Кутузов уже был на ногах. Надевал мундир, поправлял пояс.
— Что снилось? — спросил мимоходом.
— Враг.
— Один?
— Один. Но с двумя лицами.
Прищурив единственный глаз, хозяин ничего не ответил. Просто надел трость на запястье и вышел на палубу.
Пока корабль шел по ветру, я провел час на корме, разглядывая подъемный механизм рулевого управления. Простой, но неточный. Сразу вспомнилась одна из моих старых разработок — когда еще работал мастером-станочником в цехе № 8. Тогда я предложил использовать парные шестерни с мелкой нарезкой, чтобы устранить люфт при передаче усилия. И вот здесь то же самое. Попросил капитана, чтобы дали чертеж, накидал от руки схему. Он, удивленно крякнув, позвал боцмана. Через полчаса мы втроем чертили над бочкой, пока ветер трепал края бумаги. Кутузов подошел, глянул. Сказал:
— Что же ты, Гришенька, мне в Константинополе ничего не предлагал, а? Изобретатель?

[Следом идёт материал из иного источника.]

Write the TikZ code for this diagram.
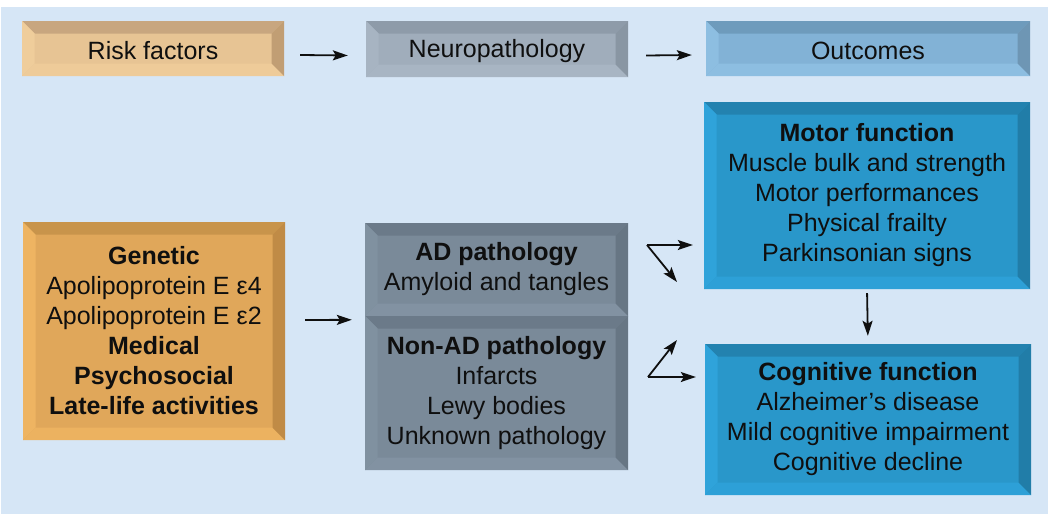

Иван Ильич, рассматривая через плечо боцмана чертеж, усмехнулся:
— Да у него, Михаил Илларионович, в голове — целый арсенал хитростей. Не то что у нас, пехотных.
Мы все рассмеялись. Было что-то светлое в этом моменте.
Плыли недолго. Миновали все проливы. Гораздо длиннее оказался путь по суше. Простившись с экипажем и капитаном судна, пересели в коляски. Тащились целым обозом. Если при отбытии из Петербурга нас сопровождали шестьсот человек, то возвращались мы в столицу со скромным эскортом. Восемь колясок, четыре кареты, взвод кавалергардов, шесть телег с сувенирами. Обслуга, помощники, писари. Всего восемьдесят человек, включая носильщиков. Для посла, возвращающегося домой, не так уж и триумфально. Полтора месяца заняла дорога, еще месяц ушел на перекладных станциях. Менялись лошади, экипажи. Вперед посылали гонцов. В один из дней на рассвете показалась береговая линия. Петербург был еще далеко, но сердце уже билось в ожидании. Иван Ильич со счастливым лицом, смотрел вдаль. Грянул приветственный залп — это палили пушки, еще не завидев сам эскорт.
— Нас встречает Россия! — восторженно и с умилением вытер глаз Михаил Илларионович. — Привет тебе, Петербург, великий город Петра!